WHAT YOU WILL DO:
Determine how many lines of the records include "this", and answer with the number alone.

ENTRIES SUPPLIED:
= = = =

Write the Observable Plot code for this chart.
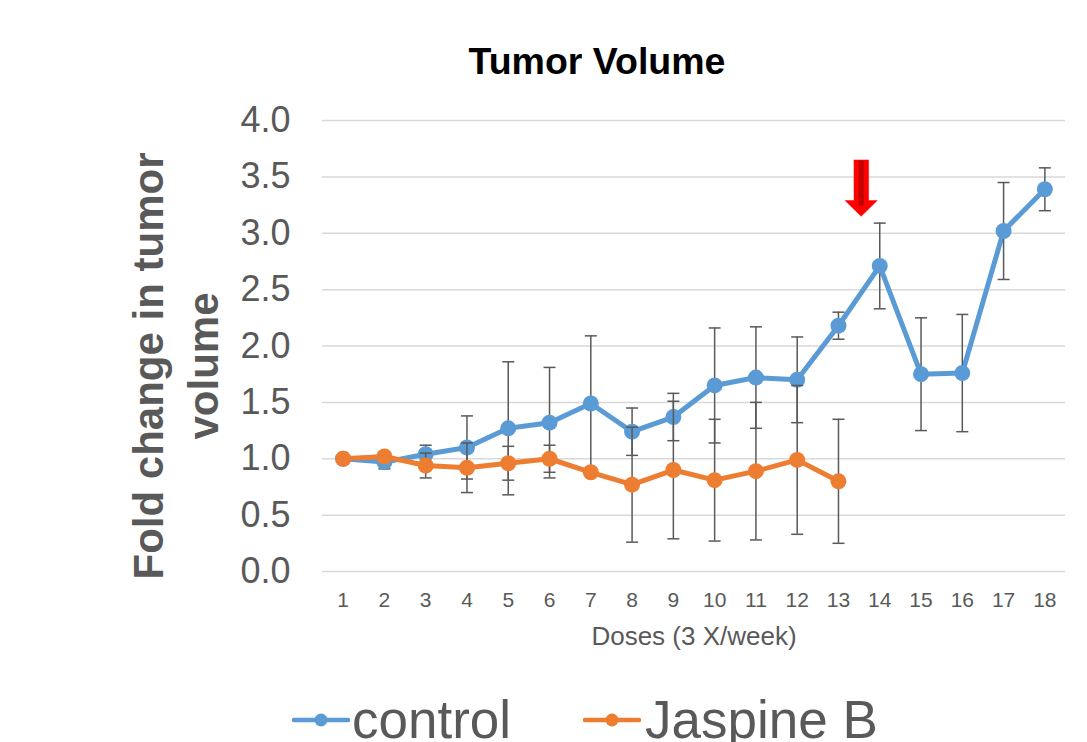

= = = =

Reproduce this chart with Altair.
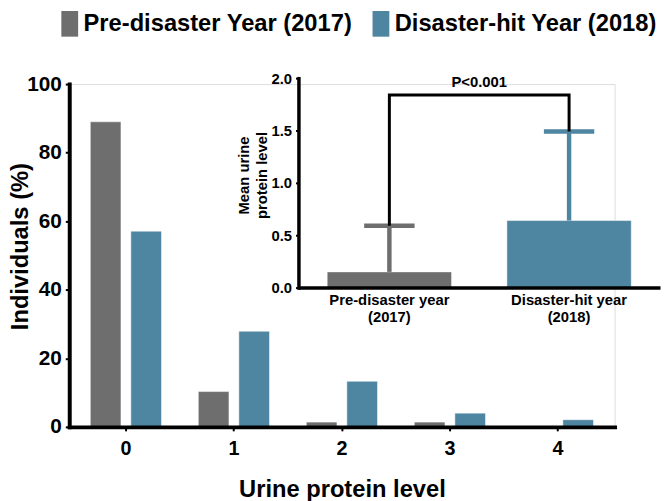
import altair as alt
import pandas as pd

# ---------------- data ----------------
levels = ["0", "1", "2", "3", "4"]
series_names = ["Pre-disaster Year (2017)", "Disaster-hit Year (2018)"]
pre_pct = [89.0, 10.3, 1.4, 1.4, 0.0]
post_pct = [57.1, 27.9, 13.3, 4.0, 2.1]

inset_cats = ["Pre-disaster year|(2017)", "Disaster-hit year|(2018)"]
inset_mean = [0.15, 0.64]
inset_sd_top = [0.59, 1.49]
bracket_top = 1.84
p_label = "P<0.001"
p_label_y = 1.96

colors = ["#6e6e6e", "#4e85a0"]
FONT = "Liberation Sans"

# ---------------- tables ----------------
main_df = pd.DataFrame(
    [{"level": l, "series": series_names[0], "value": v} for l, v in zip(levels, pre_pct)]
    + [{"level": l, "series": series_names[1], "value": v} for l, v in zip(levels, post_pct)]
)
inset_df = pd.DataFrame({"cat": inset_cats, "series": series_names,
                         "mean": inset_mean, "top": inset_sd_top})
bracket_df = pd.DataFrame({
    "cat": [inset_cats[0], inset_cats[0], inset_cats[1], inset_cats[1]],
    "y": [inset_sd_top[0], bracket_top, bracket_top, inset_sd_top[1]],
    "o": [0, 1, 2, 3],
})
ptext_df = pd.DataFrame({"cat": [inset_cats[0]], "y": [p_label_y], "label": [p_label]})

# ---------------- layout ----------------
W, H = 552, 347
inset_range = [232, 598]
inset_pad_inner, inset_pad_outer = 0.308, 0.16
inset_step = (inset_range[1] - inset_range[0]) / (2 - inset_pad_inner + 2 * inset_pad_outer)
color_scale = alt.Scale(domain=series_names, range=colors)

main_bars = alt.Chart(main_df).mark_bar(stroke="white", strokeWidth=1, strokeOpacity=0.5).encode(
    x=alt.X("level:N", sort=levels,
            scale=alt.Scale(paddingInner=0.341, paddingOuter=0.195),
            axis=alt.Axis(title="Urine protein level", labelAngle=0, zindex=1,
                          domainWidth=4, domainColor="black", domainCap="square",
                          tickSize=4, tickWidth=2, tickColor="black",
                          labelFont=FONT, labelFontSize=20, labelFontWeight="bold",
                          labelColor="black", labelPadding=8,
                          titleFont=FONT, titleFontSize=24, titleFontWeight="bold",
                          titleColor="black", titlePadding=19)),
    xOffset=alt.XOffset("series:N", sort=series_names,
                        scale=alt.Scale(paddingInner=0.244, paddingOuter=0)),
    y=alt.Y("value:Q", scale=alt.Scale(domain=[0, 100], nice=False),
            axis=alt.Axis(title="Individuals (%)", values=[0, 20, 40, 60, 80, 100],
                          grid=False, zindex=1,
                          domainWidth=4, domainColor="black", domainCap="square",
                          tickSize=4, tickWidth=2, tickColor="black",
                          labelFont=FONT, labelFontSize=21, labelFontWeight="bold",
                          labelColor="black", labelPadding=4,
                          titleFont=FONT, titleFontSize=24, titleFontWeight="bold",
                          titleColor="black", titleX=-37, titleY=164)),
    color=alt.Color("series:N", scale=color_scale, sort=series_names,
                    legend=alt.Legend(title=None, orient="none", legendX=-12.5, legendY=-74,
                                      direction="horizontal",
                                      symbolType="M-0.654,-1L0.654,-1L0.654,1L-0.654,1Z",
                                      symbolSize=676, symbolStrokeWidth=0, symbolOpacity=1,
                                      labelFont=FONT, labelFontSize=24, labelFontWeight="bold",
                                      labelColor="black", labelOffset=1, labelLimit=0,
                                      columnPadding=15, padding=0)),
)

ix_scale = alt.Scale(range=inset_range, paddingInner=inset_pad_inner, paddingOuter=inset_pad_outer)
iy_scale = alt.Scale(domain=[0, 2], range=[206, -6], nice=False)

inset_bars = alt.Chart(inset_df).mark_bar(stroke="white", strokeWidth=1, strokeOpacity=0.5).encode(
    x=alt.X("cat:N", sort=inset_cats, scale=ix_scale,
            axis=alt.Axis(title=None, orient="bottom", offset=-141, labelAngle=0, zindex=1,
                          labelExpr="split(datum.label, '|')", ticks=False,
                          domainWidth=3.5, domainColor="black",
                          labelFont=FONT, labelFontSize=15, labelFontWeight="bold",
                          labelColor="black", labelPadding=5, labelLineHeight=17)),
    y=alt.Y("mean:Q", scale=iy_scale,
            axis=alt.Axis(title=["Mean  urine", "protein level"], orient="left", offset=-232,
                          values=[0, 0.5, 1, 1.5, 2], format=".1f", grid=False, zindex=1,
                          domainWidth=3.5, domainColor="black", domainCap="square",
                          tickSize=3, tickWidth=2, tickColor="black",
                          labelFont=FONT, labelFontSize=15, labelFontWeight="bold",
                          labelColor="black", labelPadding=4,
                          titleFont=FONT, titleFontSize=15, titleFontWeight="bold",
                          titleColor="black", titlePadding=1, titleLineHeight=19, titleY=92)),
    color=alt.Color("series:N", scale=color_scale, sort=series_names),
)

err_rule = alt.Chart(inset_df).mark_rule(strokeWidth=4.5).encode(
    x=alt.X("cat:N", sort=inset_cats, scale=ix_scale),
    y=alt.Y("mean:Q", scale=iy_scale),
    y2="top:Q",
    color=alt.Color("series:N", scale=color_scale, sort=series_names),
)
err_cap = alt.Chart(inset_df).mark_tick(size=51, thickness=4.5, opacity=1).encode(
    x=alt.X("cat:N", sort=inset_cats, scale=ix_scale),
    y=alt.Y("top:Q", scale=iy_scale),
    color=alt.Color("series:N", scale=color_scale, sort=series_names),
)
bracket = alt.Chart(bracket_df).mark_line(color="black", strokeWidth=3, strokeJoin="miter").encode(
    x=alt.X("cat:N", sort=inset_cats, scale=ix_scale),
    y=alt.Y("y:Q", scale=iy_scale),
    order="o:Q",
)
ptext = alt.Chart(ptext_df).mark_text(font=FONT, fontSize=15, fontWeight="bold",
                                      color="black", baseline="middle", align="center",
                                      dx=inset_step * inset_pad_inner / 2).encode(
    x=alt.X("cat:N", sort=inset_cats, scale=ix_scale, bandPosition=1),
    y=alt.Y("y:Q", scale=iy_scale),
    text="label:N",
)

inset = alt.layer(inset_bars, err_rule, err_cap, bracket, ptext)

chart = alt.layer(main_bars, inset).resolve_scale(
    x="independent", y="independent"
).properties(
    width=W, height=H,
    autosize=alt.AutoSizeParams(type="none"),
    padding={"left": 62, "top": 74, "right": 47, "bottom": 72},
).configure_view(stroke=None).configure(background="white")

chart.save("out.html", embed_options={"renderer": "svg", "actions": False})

= = = =

TASK RESPONSE:
2